The Tallgrass Prairie in Illinois

Formation of Prairies

Prairies are one of the most recently developed ecosystems in North America, formed after the period of Pleistocene glaciation. About 18,000 years ago, much of Illinois was covered by glaciers. As the glaciers melted, the land was covered at first with tundra type vegetation, then by spruce forests. As the climate became warmer and drier, between 14,000 and 10,000 years ago, a cool mesic hardwood forest with ash, oak, elm, maple, birch, and hickory trees replaced the spruce forest. About 8,300 years ago, the climate became substantially warmer and drier, and within the relatively short time of 500 to 800 years, most of the forests in Illinois died out, except along stream banks, and prairies spread over the landscape. For more information about glaciation in North America, see the excellent book by E. C. Pielou, After the Ice Age (1991).

During the last 1,000 years the climate has become slightly cooler and wetter, making conditions more favorable to trees. Savannas, characterized by a grassy prairie-type ground cover underneath an open tree canopy, were common in northeastern Illinois. Scattered out on the prairie were patches of rich forests completely surrounded by prairie; these forests are called prairie groves.

Prairies developed and were maintained under the influence of three major non-biological stresses: climate, grazing, and fire. Occurring in the central part of North America, prairies are subject to extreme ranges of temperatures, with hot summers and cold winters. There are also great fluctuations of temperatures within growing seasons.

Rainfall varies from year to year and within growing seasons as well. The prairie region is also subject to droughts. Usually there is a prolonged dry period during the summer months, and in addition there are major droughts lasting for several years that occur every 30 years or so. People are often surprised to hear that the annual rainfall in Champaign, Illinois is seven inches MORE per year than London, England (35" vs. 28"), but London rarely has the kind of severe droughts found in central Illinois or the prairie region in general.
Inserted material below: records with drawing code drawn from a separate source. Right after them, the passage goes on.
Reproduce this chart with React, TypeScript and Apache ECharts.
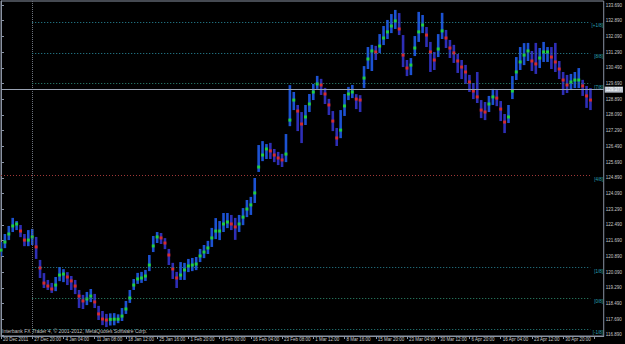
import React, { useEffect, useRef } from "react";
import * as echarts from "echarts";

// Bottom time labels, one every 8 slots
const timeLabels = [
  "20 Dec 2011", "27 Dec 20:00", "4 Jan 04:00", "11 Jan 08:00", "18 Jan 12:00",
  "25 Jan 16:00", "1 Feb 20:00", "9 Feb 00:00", "16 Feb 04:00", "23 Feb 08:00",
  "1 Mar 12:00", "8 Mar 16:00", "15 Mar 20:00", "23 Mar 04:00", "30 Mar 12:00",
  "6 Apr 20:00", "16 Apr 04:00", "23 Apr 12:00", "30 Apr 20:00",
];

// Right price scale
const yTicks = [
  116.89, 117.69, 118.49, 119.29, 120.09, 120.89, 121.69, 122.49, 123.29, 124.09, 124.89,
  125.69, 126.49, 127.29, 128.09, 128.89, 129.69, 130.49, 131.29, 132.09, 132.89, 133.69,
];

// Indicator (dotted trend line) value per slot
const mid = [
  121.21, 121.62, 122.03, 122.44, 122.54, 122.18, 121.72, 121.72, 121.88, 121.37,
  120.30, 119.53, 119.38, 119.23, 119.43, 119.94, 119.99, 119.84, 119.64, 119.38,
  118.87, 118.62, 118.72, 118.87, 118.57, 117.96, 117.70, 117.65, 117.68, 117.69,
  117.69, 117.85, 118.21, 118.77, 119.43, 119.74, 119.79, 119.89, 120.45, 121.42,
  121.88, 121.83, 121.57, 120.96, 120.25, 119.79, 119.94, 120.20, 120.40, 120.45,
  120.50, 120.91, 121.11, 121.32, 121.83, 122.18, 122.18, 122.54, 122.64, 122.54,
  122.39, 122.54, 122.89, 123.30, 123.51, 124.12, 125.44, 126.05, 126.36, 126.26,
  126.05, 125.90, 125.80, 126.10, 127.83, 128.85, 128.29, 127.63, 127.99, 128.65,
  129.26, 129.67, 129.62, 129.16, 128.60, 127.78, 126.92, 127.32, 128.55, 129.16,
  129.26, 128.90, 128.85, 129.97, 130.94, 131.35, 131.30, 131.60, 132.01, 132.32,
  132.62, 132.88, 132.47, 131.14, 130.48, 130.63, 131.50, 132.32, 132.67, 132.16,
  131.30, 130.89, 131.45, 132.37, 132.01, 131.50, 131.25, 130.84, 130.53, 130.28,
  129.77, 129.31, 129.01, 128.34, 128.24, 128.65, 129.01, 128.95, 128.39, 127.73,
  127.99, 129.31, 130.28, 130.79, 131.14, 131.35, 130.84, 130.69, 130.99, 131.30,
  131.30, 131.04, 130.79, 130.43, 129.87, 129.62, 129.77, 129.87, 129.87, 129.57,
  129.06, 128.85,
];

// Price range (high / low) per slot
const hi = [
  121.62, 122.03, 122.44, 122.85, 122.69, 122.49, 122.03, 122.23, 122.29, 121.88,
  120.71, 120.04, 119.69, 119.54, 119.84, 120.35, 120.24, 120.09, 119.89, 119.69,
  119.18, 118.93, 119.08, 119.23, 118.98, 118.37, 118.11, 117.96, 117.99, 118.00,
  117.94, 118.26, 118.62, 119.18, 119.74, 120.05, 120.10, 120.20, 120.96, 121.93,
  122.13, 122.08, 121.82, 121.27, 120.56, 120.10, 120.60, 120.56, 120.76, 120.81,
  120.86, 121.27, 121.47, 121.68, 122.34, 122.84, 122.69, 123.10, 123.10, 123.00,
  122.85, 123.00, 123.35, 123.76, 123.92, 124.88, 126.56, 126.76, 126.61, 126.67,
  126.36, 126.21, 126.11, 127.12, 129.61, 129.26, 128.60, 128.24, 128.60, 129.16,
  129.67, 130.08, 129.93, 129.47, 128.91, 128.29, 127.43, 128.34, 129.16, 129.52,
  129.62, 129.15, 129.10, 130.58, 131.55, 131.66, 131.61, 132.21, 132.62, 132.93,
  133.23, 133.44, 133.28, 132.16, 130.89, 130.99, 132.11, 133.34, 133.18, 132.57,
  131.81, 131.30, 132.21, 133.29, 132.42, 131.91, 131.66, 131.20, 130.89, 130.64,
  130.13, 129.72, 130.28, 128.85, 128.75, 129.06, 129.42, 129.36, 128.80, 128.14,
  128.60, 130.07, 131.04, 131.55, 131.75, 131.76, 131.35, 131.76, 131.50, 131.81,
  131.55, 131.55, 131.76, 130.84, 130.28, 130.13, 130.18, 130.28, 130.48, 129.88,
  129.57, 129.46,
];
const lo = [
  120.90, 121.31, 121.72, 122.13, 122.23, 121.87, 121.41, 121.41, 121.47, 120.76,
  119.79, 119.28, 119.18, 119.03, 119.12, 119.63, 119.58, 119.43, 119.18, 118.97,
  118.26, 118.21, 118.41, 118.56, 118.26, 117.65, 117.39, 117.29, 117.37, 117.38,
  117.49, 117.60, 117.96, 118.52, 119.18, 119.49, 119.54, 119.64, 120.14, 121.11,
  121.57, 121.52, 121.26, 120.45, 119.74, 119.28, 119.69, 119.69, 120.09, 120.14,
  120.19, 120.60, 120.80, 121.01, 121.37, 121.77, 121.72, 122.13, 122.33, 122.23,
  121.73, 122.13, 122.48, 122.89, 123.00, 123.61, 125.19, 125.74, 125.85, 125.85,
  125.69, 125.54, 125.44, 125.69, 127.52, 128.34, 127.27, 126.66, 127.58, 128.24,
  128.85, 129.42, 129.11, 128.65, 128.09, 127.27, 126.51, 126.91, 128.04, 128.85,
  128.95, 128.39, 128.24, 129.46, 130.43, 130.33, 130.89, 131.24, 131.65, 131.96,
  132.26, 132.47, 132.16, 130.53, 130.07, 130.12, 131.09, 131.81, 132.26, 131.55,
  130.28, 130.38, 131.04, 131.96, 131.50, 130.99, 130.74, 130.23, 129.92, 129.67,
  129.26, 128.90, 128.70, 127.93, 127.83, 128.24, 128.60, 128.54, 127.78, 127.17,
  127.68, 128.90, 129.87, 130.38, 130.63, 130.84, 130.33, 130.18, 130.48, 130.79,
  130.79, 130.43, 130.28, 129.92, 129.11, 129.21, 129.36, 129.46, 129.46, 129.06,
  128.45, 128.34,
];

// Murrey Math levels
const murreyLevels = [132.8125, 131.25, 129.6875, 125.0, 120.3125, 118.75, 117.1875];
const murreyNames = ["[+1/8]", "[8/8]", "[7/8]", "[4/8]", "[1/8]", "[0/8]", "[-1/8]"];
const murreyColors = ["#2a8ea0", "#2a8ea0", "#2f8f7c", "#a03838", "#2a8496", "#2f8f72", "#2a8a8a"];
const murreyStart = [8, 8, 8, 0, 8, 8, 8];

const lastPrice = 129.377;
const separatorSlot = 8;

export default function App() {
  const ref = useRef<HTMLDivElement>(null);

  useEffect(() => {
    const chart = echarts.init(ref.current!, null, { renderer: "svg" });
    const up = mid.map((v, i) => (i === 0 ? true : v >= mid[i - 1]));
    const xMax = 154.4;
    const lineEnd = 151.0;
    const labelSlot = 154.2;
    const axisColor = "#8a93a3";
    const textColor = "#c8c8c8";
    const font = "Liberation Sans";

    chart.setOption({
      animation: false,
      backgroundColor: "#000000",
      grid: {
        left: 1, right: 19, top: 1, bottom: 8,
        show: true, borderColor: axisColor, borderWidth: 1, backgroundColor: "transparent",
      },
      xAxis: {
        type: "value", min: 0, max: xMax, interval: 8,
        axisLine: { show: true, lineStyle: { color: axisColor } },
        axisTick: { show: true, length: 3, lineStyle: { color: axisColor } },
        splitLine: { show: false },
        axisLabel: {
          show: true, margin: 1, fontSize: 4.5, color: textColor, fontFamily: font,
          align: "left", padding: [0, 0, 0, 2], showMinLabel: true, showMaxLabel: false,
          formatter: (v: number) => {
            const k = v / 8;
            return Number.isInteger(k) && timeLabels[k] ? timeLabels[k] : "";
          },
        },
      },
      yAxis: {
        type: "value", position: "right", min: 116.836, max: 133.894,
        axisLine: { show: true, lineStyle: { color: axisColor } },
        axisTick: { show: true, length: 3, customValues: yTicks, lineStyle: { color: axisColor } },
        splitLine: { show: false },
        axisLabel: {
          customValues: yTicks, margin: 2, fontSize: 4.5, color: textColor, fontFamily: font,
          formatter: (v: number) => v.toFixed(3),
        },
      },
      graphic: [
        {
          type: "text", left: 2, top: 328,
          style: {
            text: "Interbank FX Trader 4, \u00a9 2001-2012, MetaQuotes Software Corp.",
            fill: "#c4c4c4", fontSize: 5, fontFamily: font,
          },
        },
      ],
      series: [
        {
          type: "custom",
          name: "range",
          clip: true,
          z: 2,
          data: mid.map((_, i) => [i, lo[i], hi[i]]),
          encode: { x: 0, y: [1, 2] },
          renderItem: (params: any, api: any) => {
            const i = api.value(0);
            const a = api.coord([i, api.value(1)]);
            const b = api.coord([i, api.value(2)]);
            return {
              type: "line",
              shape: { x1: a[0], y1: a[1], x2: b[0], y2: b[1] },
              style: { stroke: up[i] ? "#1c52d2" : "#2e2eb6", lineWidth: 2.6 },
            };
          },
          markLine: {
            silent: true, symbol: "none", animation: false,
            label: { show: false },
            data: [
              [
                { coord: [separatorSlot, 116.836], lineStyle: { color: "#6c727c", type: [1, 1], width: 1 } },
                { coord: [separatorSlot, 133.894] },
              ],
              ...murreyLevels.map((v, k) => [
                { coord: [murreyStart[k], v], lineStyle: { color: murreyColors[k], type: [1, 2], width: 1 } },
                { coord: [lineEnd, v] },
              ]),
            ],
          },
        },
        {
          type: "scatter",
          name: "trend",
          z: 3,
          symbol: "rect",
          symbolSize: 3,
          data: mid.map((v, i) => [i, v]),
          itemStyle: { color: (p: any) => (up[p.dataIndex] ? "#22ee22" : "#ff2a12") },
          markLine: {
            silent: true, symbol: "none", animation: false,
            data: [
              {
                yAxis: lastPrice,
                lineStyle: { color: "#9aa3b3", type: "solid", width: 1 },
                label: {
                  show: true, position: "end", distance: 1,
                  formatter: lastPrice.toFixed(3),
                  backgroundColor: "#b8bfca", color: "#ffffff",
                  fontSize: 4.5, fontFamily: font, padding: [1, 1, 0, 1],
                },
              },
            ],
          },
        },
        {
          type: "custom",
          name: "murreyLabels",
          clip: true,
          z: 4,
          data: murreyLevels.map((v, k) => [labelSlot, v, k]),
          renderItem: (params: any, api: any) => {
            const p = api.coord([api.value(0), api.value(1)]);
            const k = api.value(2);
            return {
              type: "text",
              x: p[0], y: p[1] + 1,
              style: {
                text: murreyNames[k], fill: "#2aa6b8", fontSize: 4.5, fontFamily: font,
                verticalAlign: "top", align: "right",
              },
            };
          },
        },
      ],
    });

    return () => chart.dispose();
  }, []);

  return (
    <div
      ref={ref}
      style={{ position: "fixed", left: 0, top: 0, width: 625, height: 344, background: "#000" }}
    />
  );
}
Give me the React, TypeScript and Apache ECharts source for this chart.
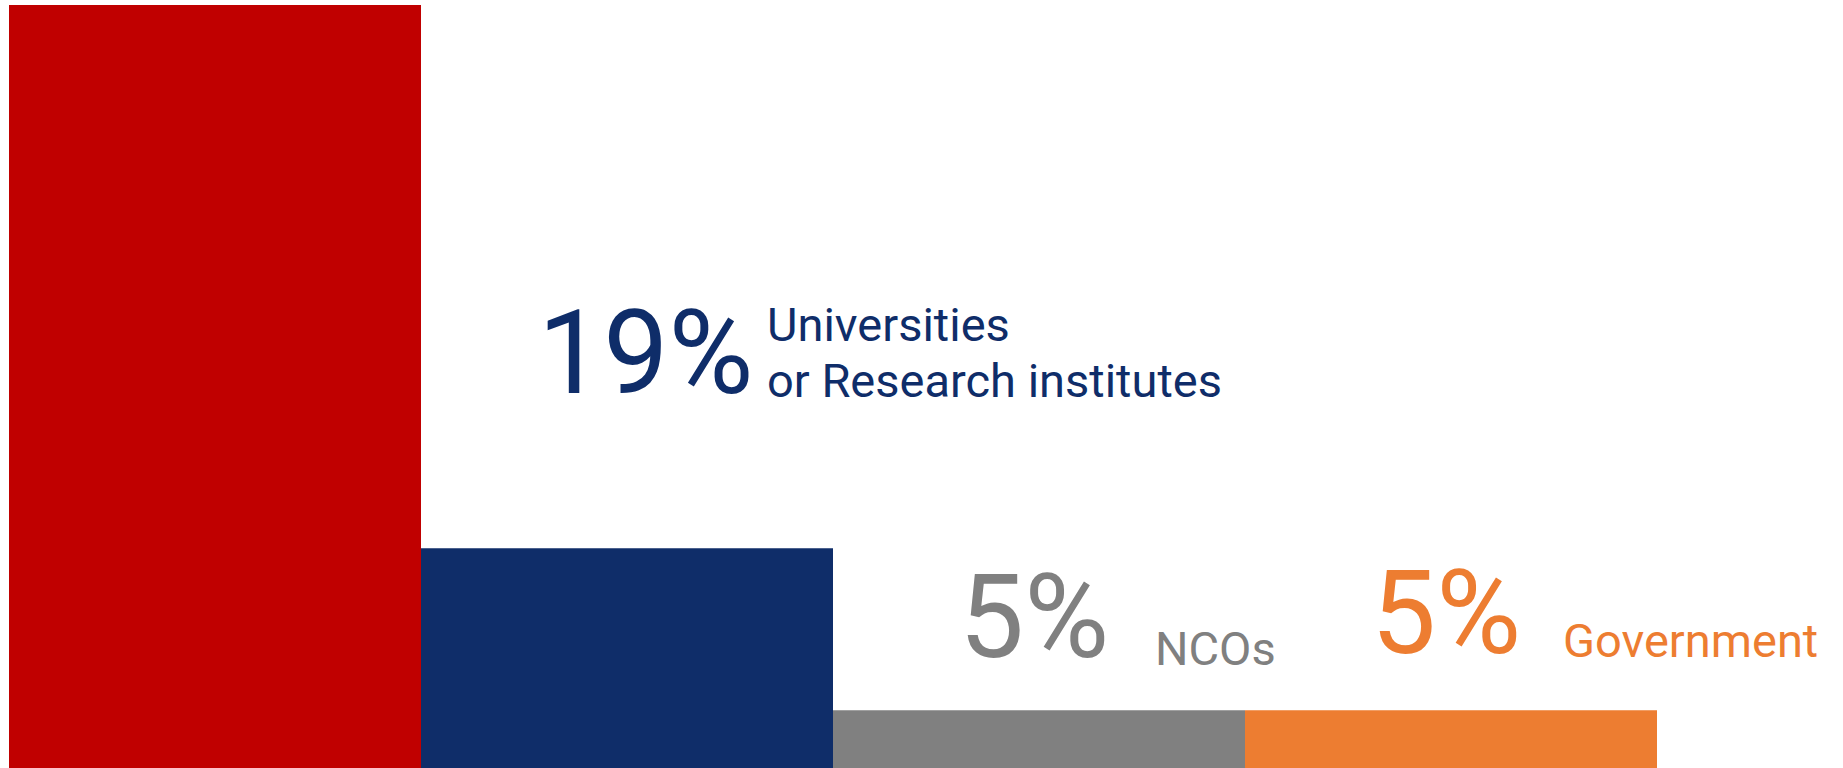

Before European settlement, the eastern boundary of the prairie was in a state of flux. During periods of drought, trees died and prairie plants took over previously forested regions. When rainfall was abundant, the trees and forest were able to reestablish themselves.

Prairie fires, started either by lightning or by Native Americans, were commonplace before European settlement. Any given parcel of land probably burned once every one to five years. These prairie fires moved rapidly across the prairie, and damaging heat from the fire did not penetrate the soil to any great extent. Fire kills most saplings of woody species, removes thatch that aids nutrient cycling, and promotes early flowering spring species. Today fire also is beneficial to control non-native herbaceous species that can invade prairie remnants.

A considerable portion of the above ground biomass of a prairie was consumed each year by the grazing of a wide range of browsing animals, such as bison, elk, deer, rabbits, and grasshoppers. This grazing was an integral part of the prairie ecosystem, and therefore grasslands and ungulate mammals coevolved together. Grazing increased growth in prairies, recycles nitrogen through urine and feces, and the trampling opens up habitat for plant species that prefer some disturbance of the soil.

Prairie plants have adapted to these stresses by largely being herbaceous perennials with underground storage/perennating structures, growing points slightly below ground level, and extensive, deep root systems. The tender growing points of prairie plants occur an inch or so below ground and are usually not injured by prairie fires, which move rapidly across the prairie. These underground growing points are also left unharmed by browsing animals. During droughts, the deep roots of prairie plants are able to take up moisture from deep in the soil.